Methodology in Linguistic Prehistory, Berlin, 15–16 October 2011


The workshop “Methodology in linguistic prehistory” was held in Berlin from 15 to 16 October 2011. It was organised by the KBA and Alor Pantar collaborative research projects, both part of the EuroBABEL programme. The workshop took place thanks to funding from the European Science Foundation, Humboldt-Universität zu Berlin and the US National Science Foundation.


         

Abstract

It is increasingly recognized that the investigation of linguistic prehistory is not merely an extension of traditional historical linguistics and the comparative method, but rather represents a new discipline which requires new tools, see e.g. Donohue & Denham (2010). Two EuroBABEL projects—Alor-Pantar and Kalahari Basin Area —address questions of prehistory directly, incorporating major historical components.

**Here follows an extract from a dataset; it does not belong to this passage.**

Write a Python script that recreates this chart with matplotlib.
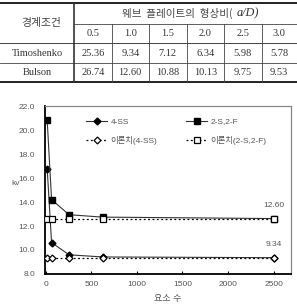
import matplotlib
matplotlib.use("Agg")
import matplotlib.pyplot as plt

plt.rcParams['font.family'] = ['Liberation Sans', 'Noto Sans CJK KR']

# Table values (web plate aspect ratio a/D)
aspect_ratios = ["0.5", "1.0", "1.5", "2.0", "2.5", "3.0"]
row_names = ["Timoshenko", "Bulson"]
timoshenko = ["25.36", "9.34", "7.12", "6.34", "5.98", "5.78"]
bulson = ["26.74", "12.60", "10.88", "10.13", "9.75", "9.53"]

# Chart values: number of elements vs kv
elements = [16, 64, 256, 625, 2500]
kv_4ss = [16.76, 10.62, 9.60, 9.42, 9.36]
kv_2s2f = [20.80, 14.20, 12.94, 12.74, 12.62]
theory_4ss = [9.34, 9.34, 9.34, 9.34, 9.34]
theory_2s2f = [12.60, 12.60, 12.60, 12.60, 12.60]

fig = plt.figure(figsize=(2.97, 3.08), dpi=100)

# ---- table drawn in pixel coordinates ----
tab = fig.add_axes([0, 0, 1, 1])
tab.set_xlim(0, 297)
tab.set_ylim(308, 0)
tab.axis('off')

serif = 'Liberation Serif'
col_edges = [74, 111.5, 149, 186.5, 224, 261.5, 297]
tab.plot([0, 297], [3, 3], color='#222', lw=1.4)
tab.plot([74, 297], [24, 24], color='#444', lw=0.6)
tab.plot([0, 297], [43, 43], color='#444', lw=0.7)
tab.plot([0, 297], [62.5, 62.5], color='#444', lw=0.6)
tab.plot([0, 297], [82, 82], color='#222', lw=1.4)
tab.plot([74, 74], [3, 82], color='#333', lw=1.2)
for xe in col_edges[1:-1]:
    tab.plot([xe, xe], [24, 82], color='#444', lw=0.6)

tab.text(41, 23, "경계조건", ha='center', va='center', fontsize=7.8,
         family='Noto Sans CJK KR', color='#444')
tab.text(233, 13.5, "웨브  플레이트의  형상비(", ha='right', va='center',
         fontsize=7.6, family='Noto Sans CJK KR', color='#444')
tab.text(237, 13.5, "a/D)", ha='left', va='center', fontsize=8.8,
         family=serif, style='italic', color='#333')

rows = [aspect_ratios, timoshenko, bulson]
row_y = [33.5, 53, 72.5]
for r, vals in enumerate(rows):
    for c, v in enumerate(vals):
        xc = (col_edges[c] + col_edges[c + 1]) / 2
        tab.text(xc, row_y[r], v, ha='center', va='center', fontsize=7.5,
                 family=serif, color='#333')
for name, y in zip(row_names, row_y[1:]):
    tab.text(37, y, name, ha='center', va='center', fontsize=7.5,
             family=serif, color='#333')

# ---- chart ----
ax = fig.add_axes([45 / 297, 34 / 308, 246 / 297, 168 / 308])

l1, = ax.plot(elements, kv_4ss, color='#333', lw=0.8, marker='D', ms=3.5,
              mfc='black', mec='black', label='4-SS', zorder=3)
l2, = ax.plot(elements, kv_2s2f, color='#333', lw=0.8, marker='s', ms=5,
              mfc='black', mec='black', label='2-S,2-F', zorder=3)
l3, = ax.plot(elements, theory_4ss, color='black', lw=0.9, ls=(0, (1.5, 2)),
              marker='D', ms=3.5, mfc='white', mec='black', mew=0.9,
              label='이론치(4-SS)', zorder=4)
l4, = ax.plot(elements, theory_2s2f, color='black', lw=0.9, ls=(0, (1.5, 2)),
              marker='s', ms=5, mfc='white', mec='black', mew=0.9,
              label='이론치(2-S,2-F)', zorder=4)

ax.annotate(f"{theory_2s2f[-1]:.2f}", (elements[-1], theory_2s2f[-1]),
            xytext=(0, 7), textcoords='offset points', ha='center',
            va='bottom', fontsize=6, color='#555')
ax.annotate(f"{theory_4ss[-1]:.2f}", (elements[-1], theory_4ss[-1]),
            xytext=(0, 7), textcoords='offset points', ha='center',
            va='bottom', fontsize=6, color='#555')

ax.set_xlim(-8, 2690)
ax.set_ylim(8, 22)
ax.set_xticks([0, 500, 1000, 1500, 2000, 2500])
ax.set_yticks([8, 10, 12, 14, 16, 18, 20, 22])
ax.set_yticklabels([f"{v:.1f}" for v in ax.get_yticks()])
ax.tick_params(axis='both', direction='in', labelsize=6, colors='#555',
               length=2.5, width=0.8)
ax.tick_params(axis='x', pad=5, color='black')
ax.tick_params(axis='y', pad=7, length=0)

for side in ['left', 'bottom']:
    ax.spines[side].set_color('black')
    ax.spines[side].set_linewidth(1.3)
for side in ['top', 'right']:
    ax.spines[side].set_color('#888')
    ax.spines[side].set_linewidth(0.9)

ax.set_ylabel("kv", rotation=0, fontsize=6, color='#555')
ax.yaxis.set_label_coords(-0.12, 0.52)
ax.set_xlabel("요소 수", fontsize=6.5, color='#555', labelpad=4)

ax.legend(handles=[l1, l3, l2, l4], ncol=2, frameon=False, fontsize=6,
          loc='upper left', bbox_to_anchor=(0.135, 0.975), handlelength=2.6,
          columnspacing=3.4, labelspacing=1.3, handletextpad=0.4,
          labelcolor='#555')

fig.savefig("out.png", dpi=100)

Moreover, these two projects focus on areas of the world that are crucial to our understanding of human migration and settlement. The Alor-Pantar region is a zone of contact between Austronesian and Papuan languages. It represents an outlier some 1000km from the New Guinea mainland and surrounded by Austronesian languages. Similarly, the Kalahari Basin Area constitutes a core pre-Bantu population that has been over-layered by the Bantu-speaking migration.


In both regions, linguistic relationships are only partially understood, and the available linguistic, genetic, and archeological evidence are often at odds. In Alor-Pantar, preliminary genetic studies indicate that speakers of Papuan languages may share more affinity with Austronesian speakers further afield than do their near Austronesian neighbors. In the Kalahari Basin Area, shared linguistic traits may, in many instances, not reflect a common linguistic origin. Unraveling these complex scenarios requires the development of new methodologies that cross traditional discipline boundaries.


Furthermore, these new methodologies, central to the aims of the Alor-Pantar and Kalahari Basin Area projects, are of wide-ranging significance to the discipline of linguistics in general. For example, they can provide new perspectives on long-established language families, such as Uralic languages, spoken in Eastern and Northern Europe and North Asia, where untangling a complex history of linguistic relatedness and contact is a standing challenge.


As a first step in forging these new methodologies, we propose to bring together members of the Alor-Pantar, Kalahari Basin Area and Ob-Ugric Languages projects and leading experts from outside the EuroBABEL programme.


The workshop consisted of 15 talks spread over two days. Presentations by EuroBABEL members provided an overview of the relevant research currently underway in the three projects. The external participants presented on the state of the art of linguistic prehistory methodology more generally. Each day of the workshop ended with time for general discussion and recommendations for future work.


References

Donohue, Mark & Tim Denham. 2010. “Farming and Language in Island Southeast Asia: Reframing Austronesian History.” Current Anthropology 51(2): 223-56.